_What you are asked to do:_ Where a line contains the word "this", copy that line in full.

_Provided data:_
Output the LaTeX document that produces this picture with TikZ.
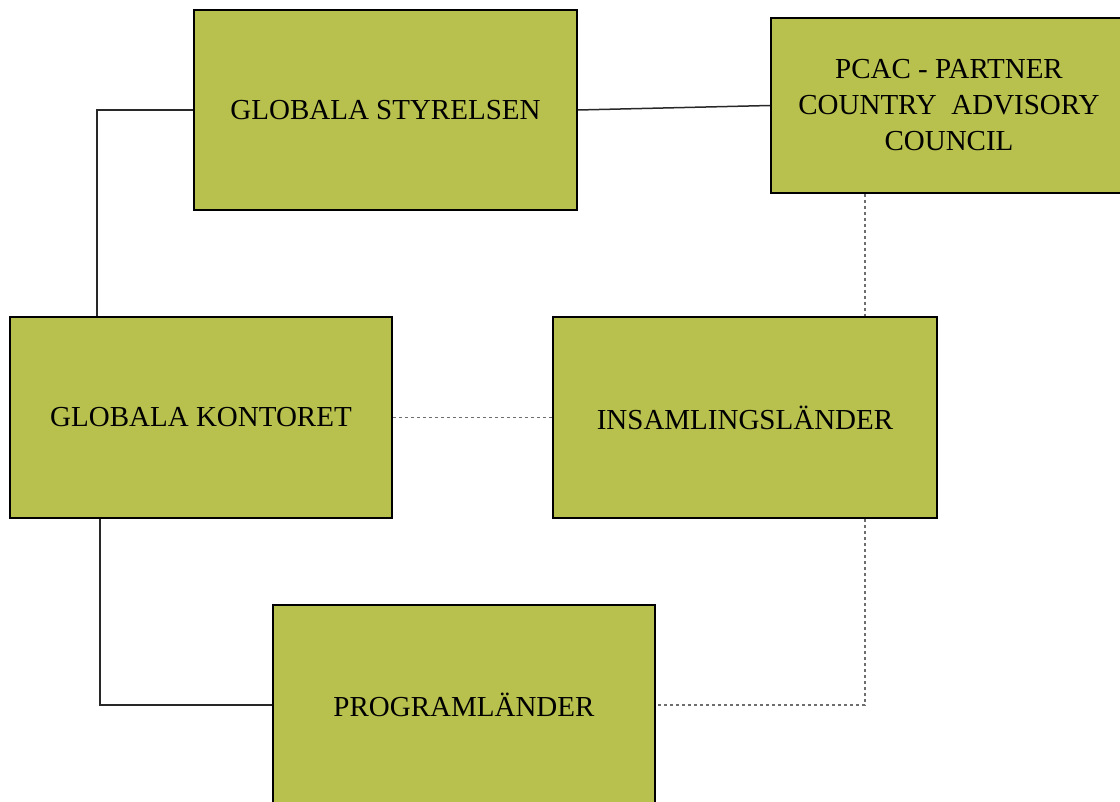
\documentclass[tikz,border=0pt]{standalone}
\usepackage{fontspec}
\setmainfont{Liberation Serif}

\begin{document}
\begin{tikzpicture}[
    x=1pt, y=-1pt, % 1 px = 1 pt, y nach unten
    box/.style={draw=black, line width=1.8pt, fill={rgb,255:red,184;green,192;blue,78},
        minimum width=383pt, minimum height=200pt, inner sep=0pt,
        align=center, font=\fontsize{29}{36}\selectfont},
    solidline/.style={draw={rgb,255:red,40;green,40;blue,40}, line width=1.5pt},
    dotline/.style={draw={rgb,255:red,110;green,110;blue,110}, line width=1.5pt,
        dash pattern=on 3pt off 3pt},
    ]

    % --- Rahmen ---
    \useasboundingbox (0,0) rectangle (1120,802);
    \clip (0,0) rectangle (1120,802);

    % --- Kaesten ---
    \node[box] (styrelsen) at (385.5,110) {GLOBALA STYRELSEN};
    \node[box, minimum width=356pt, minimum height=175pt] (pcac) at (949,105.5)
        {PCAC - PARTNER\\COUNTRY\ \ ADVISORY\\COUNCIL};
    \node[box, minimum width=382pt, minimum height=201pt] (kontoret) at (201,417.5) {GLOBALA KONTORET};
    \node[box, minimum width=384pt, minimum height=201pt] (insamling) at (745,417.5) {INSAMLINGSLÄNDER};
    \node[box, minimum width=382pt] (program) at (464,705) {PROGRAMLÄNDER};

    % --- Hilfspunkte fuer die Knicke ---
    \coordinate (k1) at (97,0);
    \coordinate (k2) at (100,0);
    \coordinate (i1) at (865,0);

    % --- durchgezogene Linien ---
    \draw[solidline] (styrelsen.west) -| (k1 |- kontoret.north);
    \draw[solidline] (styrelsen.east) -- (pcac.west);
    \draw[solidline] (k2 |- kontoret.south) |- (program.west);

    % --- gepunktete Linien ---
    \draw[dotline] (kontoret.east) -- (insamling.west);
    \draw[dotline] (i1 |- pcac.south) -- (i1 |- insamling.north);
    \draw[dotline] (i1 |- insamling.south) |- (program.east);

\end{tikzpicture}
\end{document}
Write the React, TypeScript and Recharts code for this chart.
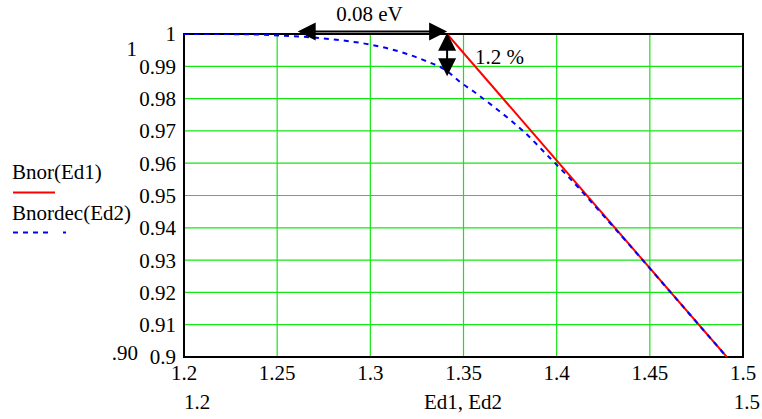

_Finished task:_
Output the LaTeX document that produces this picture with TikZ.
Write the React, TypeScript and Recharts code for this chart.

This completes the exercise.